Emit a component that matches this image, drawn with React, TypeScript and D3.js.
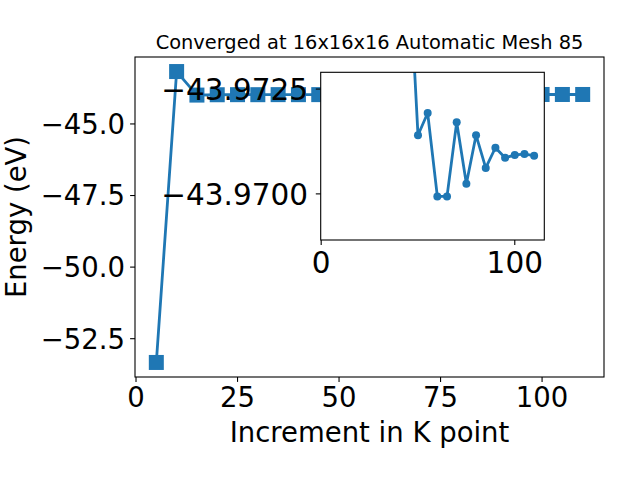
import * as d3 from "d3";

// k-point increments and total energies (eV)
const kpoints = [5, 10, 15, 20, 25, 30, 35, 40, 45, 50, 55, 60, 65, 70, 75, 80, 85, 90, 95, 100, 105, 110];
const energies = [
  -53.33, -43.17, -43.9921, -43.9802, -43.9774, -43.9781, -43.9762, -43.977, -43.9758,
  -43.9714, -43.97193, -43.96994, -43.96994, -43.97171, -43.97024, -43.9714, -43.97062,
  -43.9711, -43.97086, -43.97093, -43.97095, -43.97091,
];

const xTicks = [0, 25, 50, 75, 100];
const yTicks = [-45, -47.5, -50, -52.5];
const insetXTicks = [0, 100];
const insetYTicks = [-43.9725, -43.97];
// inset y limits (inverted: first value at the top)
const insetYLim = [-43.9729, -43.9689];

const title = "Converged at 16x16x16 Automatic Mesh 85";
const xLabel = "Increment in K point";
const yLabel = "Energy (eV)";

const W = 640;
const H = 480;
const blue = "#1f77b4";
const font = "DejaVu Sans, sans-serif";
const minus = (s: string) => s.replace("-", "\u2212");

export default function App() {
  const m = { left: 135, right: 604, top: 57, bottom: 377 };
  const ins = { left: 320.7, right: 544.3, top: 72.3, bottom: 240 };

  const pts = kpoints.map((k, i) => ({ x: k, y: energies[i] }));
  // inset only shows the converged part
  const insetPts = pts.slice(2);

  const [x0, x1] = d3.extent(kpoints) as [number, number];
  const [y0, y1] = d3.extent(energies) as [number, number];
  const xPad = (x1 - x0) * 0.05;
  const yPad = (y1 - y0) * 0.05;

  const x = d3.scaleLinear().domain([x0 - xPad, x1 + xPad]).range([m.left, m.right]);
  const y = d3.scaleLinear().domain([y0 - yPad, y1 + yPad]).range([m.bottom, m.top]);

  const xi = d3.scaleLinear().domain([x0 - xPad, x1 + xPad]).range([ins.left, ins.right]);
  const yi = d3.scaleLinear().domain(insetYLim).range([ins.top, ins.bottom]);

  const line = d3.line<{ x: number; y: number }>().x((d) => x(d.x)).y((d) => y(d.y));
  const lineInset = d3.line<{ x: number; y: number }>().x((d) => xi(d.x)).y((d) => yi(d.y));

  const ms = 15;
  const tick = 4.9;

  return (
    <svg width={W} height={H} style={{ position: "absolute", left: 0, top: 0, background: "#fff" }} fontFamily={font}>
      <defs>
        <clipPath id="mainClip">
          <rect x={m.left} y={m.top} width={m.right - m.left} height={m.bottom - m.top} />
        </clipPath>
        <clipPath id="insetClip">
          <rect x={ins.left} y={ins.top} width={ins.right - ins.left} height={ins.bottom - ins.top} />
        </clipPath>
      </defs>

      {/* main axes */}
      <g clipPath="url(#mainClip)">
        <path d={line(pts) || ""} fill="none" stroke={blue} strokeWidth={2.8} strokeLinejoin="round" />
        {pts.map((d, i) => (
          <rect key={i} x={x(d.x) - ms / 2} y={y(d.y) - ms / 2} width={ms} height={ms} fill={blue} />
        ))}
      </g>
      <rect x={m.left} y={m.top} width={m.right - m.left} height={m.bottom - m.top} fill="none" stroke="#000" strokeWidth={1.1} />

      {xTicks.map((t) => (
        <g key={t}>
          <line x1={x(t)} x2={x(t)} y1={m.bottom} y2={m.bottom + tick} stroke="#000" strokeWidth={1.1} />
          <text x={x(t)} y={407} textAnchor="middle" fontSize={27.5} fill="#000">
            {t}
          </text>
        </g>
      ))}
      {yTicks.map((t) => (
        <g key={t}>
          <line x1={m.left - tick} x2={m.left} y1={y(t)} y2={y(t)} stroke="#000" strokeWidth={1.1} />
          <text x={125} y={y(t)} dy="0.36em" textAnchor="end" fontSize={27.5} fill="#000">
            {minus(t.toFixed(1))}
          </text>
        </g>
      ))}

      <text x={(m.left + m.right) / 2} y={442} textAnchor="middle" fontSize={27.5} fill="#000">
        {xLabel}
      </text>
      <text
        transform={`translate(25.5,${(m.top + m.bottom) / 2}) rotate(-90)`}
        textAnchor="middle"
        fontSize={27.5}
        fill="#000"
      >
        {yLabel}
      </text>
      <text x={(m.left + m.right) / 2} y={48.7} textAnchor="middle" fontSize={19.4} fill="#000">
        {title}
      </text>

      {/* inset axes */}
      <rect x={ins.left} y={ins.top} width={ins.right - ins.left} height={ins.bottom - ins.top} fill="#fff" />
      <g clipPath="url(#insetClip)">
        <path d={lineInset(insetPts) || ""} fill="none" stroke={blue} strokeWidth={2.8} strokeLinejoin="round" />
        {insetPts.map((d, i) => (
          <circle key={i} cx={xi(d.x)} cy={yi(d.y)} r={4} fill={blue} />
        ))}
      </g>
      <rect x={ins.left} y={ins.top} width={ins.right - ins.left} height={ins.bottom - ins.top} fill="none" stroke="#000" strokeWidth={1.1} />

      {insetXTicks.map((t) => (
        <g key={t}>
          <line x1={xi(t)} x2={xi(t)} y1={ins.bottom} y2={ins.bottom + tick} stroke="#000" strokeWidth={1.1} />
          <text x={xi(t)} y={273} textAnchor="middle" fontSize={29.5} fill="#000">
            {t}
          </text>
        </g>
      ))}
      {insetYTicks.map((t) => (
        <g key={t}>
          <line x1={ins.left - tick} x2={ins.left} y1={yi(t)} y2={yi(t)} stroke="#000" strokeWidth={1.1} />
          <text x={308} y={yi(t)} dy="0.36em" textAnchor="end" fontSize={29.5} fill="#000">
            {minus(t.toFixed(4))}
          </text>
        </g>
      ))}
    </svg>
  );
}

==

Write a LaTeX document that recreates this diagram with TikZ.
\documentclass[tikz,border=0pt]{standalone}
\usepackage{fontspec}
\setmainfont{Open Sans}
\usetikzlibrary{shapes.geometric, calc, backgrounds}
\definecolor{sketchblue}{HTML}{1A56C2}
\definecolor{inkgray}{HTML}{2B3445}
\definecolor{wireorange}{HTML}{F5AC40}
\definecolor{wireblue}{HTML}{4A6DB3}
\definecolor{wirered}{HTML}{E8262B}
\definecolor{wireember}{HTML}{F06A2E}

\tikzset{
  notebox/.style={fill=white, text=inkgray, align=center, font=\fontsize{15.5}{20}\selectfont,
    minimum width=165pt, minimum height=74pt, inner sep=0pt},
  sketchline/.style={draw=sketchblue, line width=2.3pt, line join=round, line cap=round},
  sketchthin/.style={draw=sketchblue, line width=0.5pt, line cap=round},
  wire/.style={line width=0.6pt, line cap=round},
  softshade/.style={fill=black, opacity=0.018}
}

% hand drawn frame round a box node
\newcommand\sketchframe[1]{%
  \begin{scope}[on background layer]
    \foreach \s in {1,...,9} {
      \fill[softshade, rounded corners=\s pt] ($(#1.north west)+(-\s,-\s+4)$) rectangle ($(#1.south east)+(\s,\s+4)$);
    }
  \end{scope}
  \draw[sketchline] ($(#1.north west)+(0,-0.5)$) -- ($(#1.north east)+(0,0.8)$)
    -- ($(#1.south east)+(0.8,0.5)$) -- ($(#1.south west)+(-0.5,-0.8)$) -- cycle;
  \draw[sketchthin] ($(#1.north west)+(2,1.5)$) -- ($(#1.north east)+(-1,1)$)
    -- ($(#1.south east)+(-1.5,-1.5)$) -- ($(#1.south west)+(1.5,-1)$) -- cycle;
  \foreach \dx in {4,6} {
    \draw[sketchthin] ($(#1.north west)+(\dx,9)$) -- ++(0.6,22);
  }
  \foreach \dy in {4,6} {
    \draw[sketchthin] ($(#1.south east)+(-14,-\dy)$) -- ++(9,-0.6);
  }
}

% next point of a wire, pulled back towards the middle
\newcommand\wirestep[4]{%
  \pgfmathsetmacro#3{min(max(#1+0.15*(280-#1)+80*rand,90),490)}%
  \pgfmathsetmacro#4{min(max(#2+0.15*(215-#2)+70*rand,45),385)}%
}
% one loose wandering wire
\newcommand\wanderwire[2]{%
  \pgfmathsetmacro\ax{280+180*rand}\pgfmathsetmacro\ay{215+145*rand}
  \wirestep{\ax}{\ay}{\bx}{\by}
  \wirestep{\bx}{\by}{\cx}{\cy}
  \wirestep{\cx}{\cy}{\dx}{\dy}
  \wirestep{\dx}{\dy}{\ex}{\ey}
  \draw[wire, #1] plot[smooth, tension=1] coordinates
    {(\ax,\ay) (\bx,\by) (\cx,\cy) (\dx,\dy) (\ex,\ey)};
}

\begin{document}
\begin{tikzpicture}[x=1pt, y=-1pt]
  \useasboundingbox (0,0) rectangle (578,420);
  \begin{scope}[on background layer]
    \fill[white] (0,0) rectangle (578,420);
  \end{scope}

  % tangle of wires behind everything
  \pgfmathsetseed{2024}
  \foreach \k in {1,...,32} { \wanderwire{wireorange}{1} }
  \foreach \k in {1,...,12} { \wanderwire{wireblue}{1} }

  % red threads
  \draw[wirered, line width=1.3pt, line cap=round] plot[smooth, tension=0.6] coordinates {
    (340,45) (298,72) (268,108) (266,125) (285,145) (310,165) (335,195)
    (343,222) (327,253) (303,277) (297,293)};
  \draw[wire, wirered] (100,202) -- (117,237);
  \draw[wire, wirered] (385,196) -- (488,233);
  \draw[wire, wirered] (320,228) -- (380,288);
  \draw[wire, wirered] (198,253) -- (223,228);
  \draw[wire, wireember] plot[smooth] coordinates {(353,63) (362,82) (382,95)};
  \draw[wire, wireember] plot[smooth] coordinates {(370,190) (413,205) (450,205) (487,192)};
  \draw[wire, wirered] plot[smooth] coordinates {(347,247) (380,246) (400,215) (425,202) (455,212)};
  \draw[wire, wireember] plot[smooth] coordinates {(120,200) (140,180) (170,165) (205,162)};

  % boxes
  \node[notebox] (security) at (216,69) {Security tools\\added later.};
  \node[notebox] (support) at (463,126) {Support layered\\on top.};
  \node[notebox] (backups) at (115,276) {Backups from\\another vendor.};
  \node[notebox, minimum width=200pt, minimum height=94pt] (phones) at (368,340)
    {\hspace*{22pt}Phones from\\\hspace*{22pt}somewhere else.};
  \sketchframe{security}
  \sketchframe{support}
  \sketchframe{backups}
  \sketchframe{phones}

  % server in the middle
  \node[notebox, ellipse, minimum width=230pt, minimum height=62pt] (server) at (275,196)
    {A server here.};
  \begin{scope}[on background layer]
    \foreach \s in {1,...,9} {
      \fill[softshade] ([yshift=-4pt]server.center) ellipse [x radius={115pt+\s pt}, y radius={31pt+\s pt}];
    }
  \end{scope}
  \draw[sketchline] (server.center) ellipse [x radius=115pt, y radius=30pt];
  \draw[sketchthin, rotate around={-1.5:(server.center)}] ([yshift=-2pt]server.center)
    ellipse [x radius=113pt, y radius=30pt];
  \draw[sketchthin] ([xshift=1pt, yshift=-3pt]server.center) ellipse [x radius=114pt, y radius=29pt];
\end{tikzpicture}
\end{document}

### What you need to do:
Begin at the line containing "Emit a component", end at the line containing "const insetYLim = [-43.9729, -43.9689];", and copy those lines word for word, both included. Skip pictures.

### Solution to this task:
Emit a component that matches this image, drawn with React, TypeScript and D3.js.
import * as d3 from "d3";

// k-point increments and total energies (eV)
const kpoints = [5, 10, 15, 20, 25, 30, 35, 40, 45, 50, 55, 60, 65, 70, 75, 80, 85, 90, 95, 100, 105, 110];
const energies = [
  -53.33, -43.17, -43.9921, -43.9802, -43.9774, -43.9781, -43.9762, -43.977, -43.9758,
  -43.9714, -43.97193, -43.96994, -43.96994, -43.97171, -43.97024, -43.9714, -43.97062,
  -43.9711, -43.97086, -43.97093, -43.97095, -43.97091,
];

const xTicks = [0, 25, 50, 75, 100];
const yTicks = [-45, -47.5, -50, -52.5];
const insetXTicks = [0, 100];
const insetYTicks = [-43.9725, -43.97];
// inset y limits (inverted: first value at the top)
const insetYLim = [-43.9729, -43.9689];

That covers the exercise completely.